Information provided -
====================
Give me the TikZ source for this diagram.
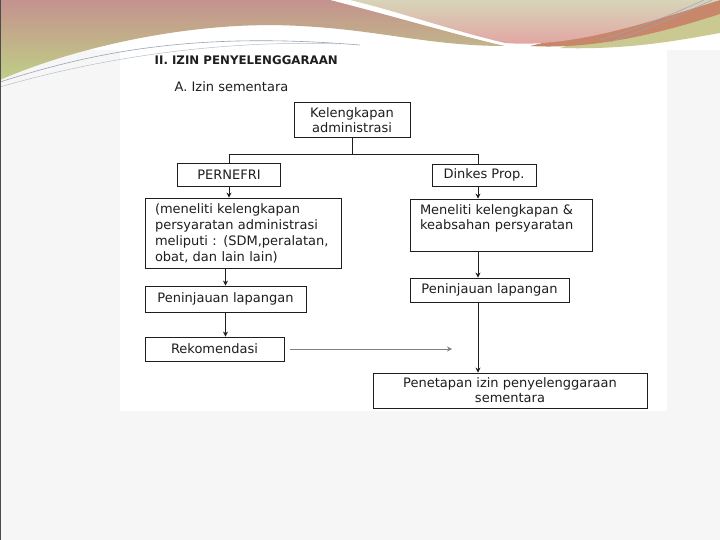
\documentclass[tikz,border=0pt]{standalone}
\usepackage{fontspec}
\setmainfont{DejaVu Sans}
\usetikzlibrary{arrows.meta}
\definecolor{slidegray}{HTML}{F6F6F6}
\definecolor{hdrpink}{HTML}{C4928E}
\definecolor{hdrgreen}{HTML}{BFCF86}
\definecolor{hdrbeige}{HTML}{D7D4B8}
\definecolor{hdrrose}{HTML}{E3A2A2}
\definecolor{hdrorange}{HTML}{C8876A}
\definecolor{hdrolive}{HTML}{C9C991}
\definecolor{swoosh}{HTML}{98A4B4}
\definecolor{ink}{HTML}{1E1E1E}

\begin{document}
\begin{tikzpicture}[x=1pt,y=-1pt,line width=0.8pt,
  every node/.style={font=\fontsize{13}{15}\selectfont,text=ink},
  box/.style={draw=ink,inner sep=0pt,align=center},
  notebox/.style={box,align=left,inner xsep=10pt},
  flow/.style={draw=ink,-{Stealth[length=5pt,width=5pt]}}]
 \useasboundingbox (0,0) rectangle (720,540);
 % slide and page
 \fill[slidegray] (0,0) rectangle (720,540);
 \fill[white] (0,0) rectangle (720,50);
 \fill[white] (120,48) rectangle (667,411);
 % header waves
 \shade[top color=hdrpink,middle color=hdrpink!45!hdrgreen,bottom color=hdrgreen] (0,0) -- (330,0)
   .. controls (400,18) and (460,36) .. (505,46)
   .. controls (430,46) and (380,30) .. (300,26)
   .. controls (200,20) and (80,45) .. (0,80) -- cycle;
 \fill[hdrolive] (560,48) .. controls (630,50) and (680,40) .. (720,33) -- (720,0) -- cycle;
 \fill[hdrorange] (530,46) .. controls (600,50) and (670,30) .. (720,14) -- (720,0) -- cycle;
 \shade[top color=hdrbeige,bottom color=hdrrose] (350,0) -- (720,0)
   .. controls (640,25) and (570,48) .. (505,43)
   .. controls (450,30) and (400,12) .. (350,0) -- cycle;
 \draw[swoosh,line width=0.6pt] (0,82) .. controls (100,50) and (200,32) .. (360,45);
 \draw[swoosh!70,line width=0.5pt] (0,87) .. controls (110,55) and (230,40) .. (340,44);
 \draw[swoosh,line width=0.5pt] (712,0) .. controls (680,15) and (650,28) .. (610,42);
 \draw[swoosh,line width=0.5pt] (704,0) .. controls (675,13) and (645,26) .. (600,40);
 \draw[gray!60!black,line width=1pt] (0,0) rectangle (720,540);

 % titles
 \node[anchor=west,font=\bfseries\fontsize{11.8}{14}\selectfont] (title) at (151,60) {II. IZIN PENYELENGGARAAN};
 \node[anchor=west] (sub) at (171,87) {A. Izin sementara};

 % boxes
 \node[box,minimum width=116,minimum height=35] (kel) at (352,120) {Kelengkapan\\administrasi};
 \node[box,minimum width=103,minimum height=23] (pern) at (229,174.5) {PERNEFRI};
 \node[box,minimum width=104,minimum height=22] (dink) at (484,175) {Dinkes Prop.};
 \node[notebox,text width=176,minimum height=70,font=\fontsize{13}{16}\selectfont] (mkl) at (243,233)
   {(meneliti kelengkapan\\persyaratan administrasi\\meliputi : (SDM,peralatan,\\obat, dan lain lain)};
 \node[notebox,text width=162,minimum height=52] (mkr) at (501,225)
   {Meneliti kelengkapan \&\\keabsahan persyaratan\\\mbox{}};
 \node[box,minimum width=161,minimum height=26] (pkl) at (225.5,299) {Peninjauan lapangan};
 \node[box,minimum width=159,minimum height=24] (pkr) at (489.5,290) {Peninjauan lapangan};
 \node[box,minimum width=139,minimum height=24] (rek) at (214.5,349) {Rekomendasi};
 \node[box,minimum width=274,minimum height=35] (pen) at (510,390.5) {Penetapan izin penyelenggaraan\\sementara};

 % connectors
 \coordinate (rcol) at (478,0);
 \coordinate (rekend) at (452,349);
 \path (kel.south) ++(0,17) coordinate (split);
 \draw[ink] (kel.south) -- (split);
 \draw[ink] (pern.north) |- (split) -| (rcol |- dink.north);
 \draw[flow] (pern.south) -- (pern.south |- mkl.north);
 \draw[flow] (mkl.south -| pkl.north) -- (pkl.north);
 \draw[flow] (pkl.south) -- (pkl.south |- rek.north);
 \draw[flow] (rcol |- dink.south) -- (rcol |- mkr.north);
 \draw[flow] (rcol |- mkr.south) -- (rcol |- pkr.north);
 \draw[flow] (rcol |- pkr.south) -- (rcol |- pen.north);
 \draw[flow,draw=gray] ([xshift=6pt]rek.east) -- (rekend);
\end{tikzpicture}
\end{document}
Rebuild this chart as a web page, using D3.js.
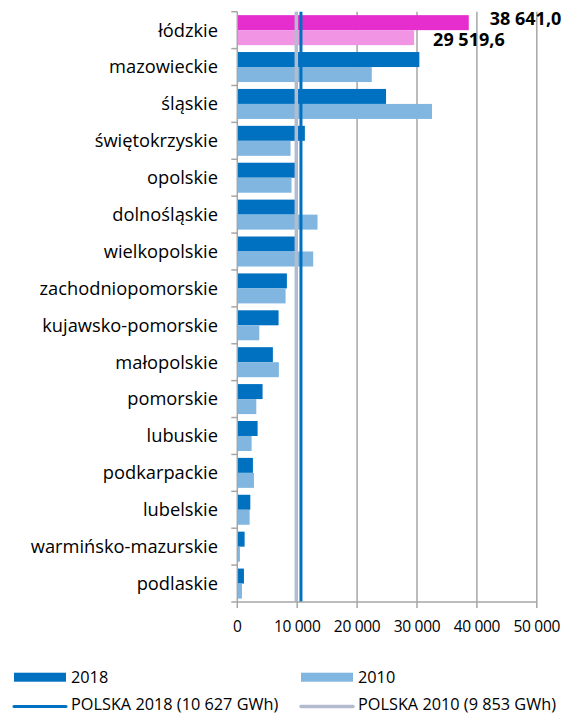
<!DOCTYPE html>
<html><head><meta charset="utf-8">
<script src="https://cdn.jsdelivr.net/npm/d3@7"></script>
<style>html,body{margin:0;padding:0;background:#fff;}svg{display:block;}</style>
</head><body>
<svg id="chart" width="564" height="714"></svg>
<script>
const categories = ["łódzkie","mazowieckie","śląskie","świętokrzyskie","opolskie","dolnośląskie","wielkopolskie","zachodniopomorskie","kujawsko-pomorskie","małopolskie","pomorskie","lubuskie","podkarpackie","lubelskie","warmińsko-mazurskie","podlaskie"];
const values2018 = [38641.0,30390,24830,11280,9650,9700,9650,8280,6890,5940,4220,3390,2610,2170,1220,1110];
const values2010 = [29519.6,22450,32500,8890,9050,13390,12670,8060,3670,6940,3170,2390,2780,2060,440,780];
const series = ["2018","2010"];
const polska2018 = 10627;
const polska2010 = 9853;
const xTicks = [0,10000,20000,30000,40000,50000];
const tickLabels = ["0","10 000","20 000","30 000","40 000","50 000"];
const valueLabels = ["38 641,0","29 519,6"];
const legendLabels = ["2018","2010","POLSKA 2018 (10 627 GWh)","POLSKA 2010 (9 853 GWh)"];

const colors = {"2018":"#0070c0","2010":"#80b6e0"};
const highlight = {"2018":"#e62dce","2010":"#f294e4"};
const lineCol2018 = "#0070c0", lineCol2010 = "#b3bccf";
const gridCol = "#a6a6a6";
const font = "'Open Sans', sans-serif";

const svg = d3.select("#chart");
const x = d3.scaleLinear().domain([0,50000]).range([237.3,536.8]);
const y = d3.scaleBand().domain(categories).range([11.7,602]).padding(0);
const ys = d3.scaleBand().domain(series).range([0,y.bandwidth()]).paddingInner(0).paddingOuter(0.23);

// gridlines
svg.append("g").selectAll("line").data(xTicks.slice(1)).join("line")
  .attr("x1",d=>x(d)).attr("x2",d=>x(d)).attr("y1",y.range()[0]).attr("y2",y.range()[1])
  .attr("stroke",gridCol).attr("stroke-width",1.5);

// bars
const rows = categories.map((c,i)=>({c,i,v:{"2018":values2018[i],"2010":values2010[i]}}));
const g = svg.append("g");
rows.forEach(r=>{
  series.forEach(s=>{
    g.append("rect")
      .attr("x",x(0)).attr("y",y(r.c)+ys(s))
      .attr("width",x(r.v[s])-x(0)).attr("height",ys.bandwidth())
      .attr("fill", r.i===0 ? highlight[s] : colors[s]);
  });
});

// Polska lines
svg.append("line").attr("x1",x(polska2010)).attr("x2",x(polska2010))
  .attr("y1",y.range()[0]).attr("y2",y.range()[1]).attr("stroke",lineCol2010).attr("stroke-width",3.5);
svg.append("line").attr("x1",x(polska2018)).attr("x2",x(polska2018))
  .attr("y1",y.range()[0]).attr("y2",y.range()[1]).attr("stroke",lineCol2018).attr("stroke-width",3);

// y axis
const yAxisG = svg.append("g");
yAxisG.append("line").attr("x1",x(0)).attr("x2",x(0)).attr("y1",y.range()[0]).attr("y2",y.range()[1])
  .attr("stroke",gridCol).attr("stroke-width",1.5);
const bounds = categories.map(c=>y(c)).concat([y.range()[1]]);
yAxisG.selectAll("line.t").data(bounds).join("line").attr("class","t")
  .attr("x1",x(0)-6).attr("x2",x(0)).attr("y1",d=>d).attr("y2",d=>d)
  .attr("stroke",gridCol).attr("stroke-width",1.5);
yAxisG.selectAll("text").data(categories).join("text")
  .attr("x",218).attr("y",d=>y(d)+y.bandwidth()/2).attr("dy","0.35em")
  .attr("text-anchor","end").attr("font-family",font).attr("font-size",18.3).attr("fill","#000")
  .text(d=>d);

// x axis
const xAxisG = svg.append("g");
xAxisG.append("line").attr("x1",x(0)).attr("x2",x(50000)).attr("y1",602).attr("y2",602)
  .attr("stroke",gridCol).attr("stroke-width",1.5);
xAxisG.selectAll("line.t").data(xTicks).join("line").attr("class","t")
  .attr("x1",d=>x(d)).attr("x2",d=>x(d)).attr("y1",602).attr("y2",608)
  .attr("stroke",gridCol).attr("stroke-width",1.5);
xAxisG.selectAll("text").data(xTicks).join("text")
  .attr("x",d=>x(d)).attr("y",627).attr("dy","0.35em").attr("text-anchor","middle")
  .attr("font-family",font).attr("font-size",15.5).attr("letter-spacing","-0.3").attr("fill","#000")
  .text((d,i)=>tickLabels[i]);

// value labels
[values2018[0],values2010[0]].forEach((v,i)=>{
  const s = series[i];
  svg.append("text").attr("x",x(v)+(i===0?21:19)).attr("y",y(categories[0])+ys(s)+ys.bandwidth()/2 - (i===0?4:-2))
    .attr("dy","0.35em").attr("font-family",font).attr("font-weight","bold").attr("font-size",18)
    .attr("fill","#000").text(valueLabels[i]);
});

// legend
const leg = svg.append("g");
const legX = [14,301], legTX = [71,358];
series.forEach((s,i)=>{
  leg.append("rect").attr("x",legX[i]).attr("y",672.7).attr("width",52).attr("height",9).attr("fill",colors[s]);
  leg.append("text").attr("x",legTX[i]).attr("y",677).attr("dy","0.35em").attr("font-family",font)
    .attr("font-size",16.3).attr("fill","#000").text(legendLabels[i]);
});
[lineCol2018,lineCol2010].forEach((c,i)=>{
  leg.append("line").attr("x1",legX[i]).attr("x2",legX[i]+52).attr("y1",706.5).attr("y2",706.5)
    .attr("stroke",c).attr("stroke-width",i===0?3:3.5).attr("stroke-linecap","round");
  leg.append("text").attr("x",legTX[i]).attr("y",704.5).attr("dy","0.35em").attr("font-family",font)
    .attr("font-size",16.3).attr("fill","#000").text(legendLabels[i+2]);
});
</script>
</body></html>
====================
Task to complete - Make a copy of each line that contains the string "chart".

Answer in full -
Rebuild this chart as a web page, using D3.js.
<svg id="chart" width="564" height="714"></svg>
const svg = d3.select("#chart");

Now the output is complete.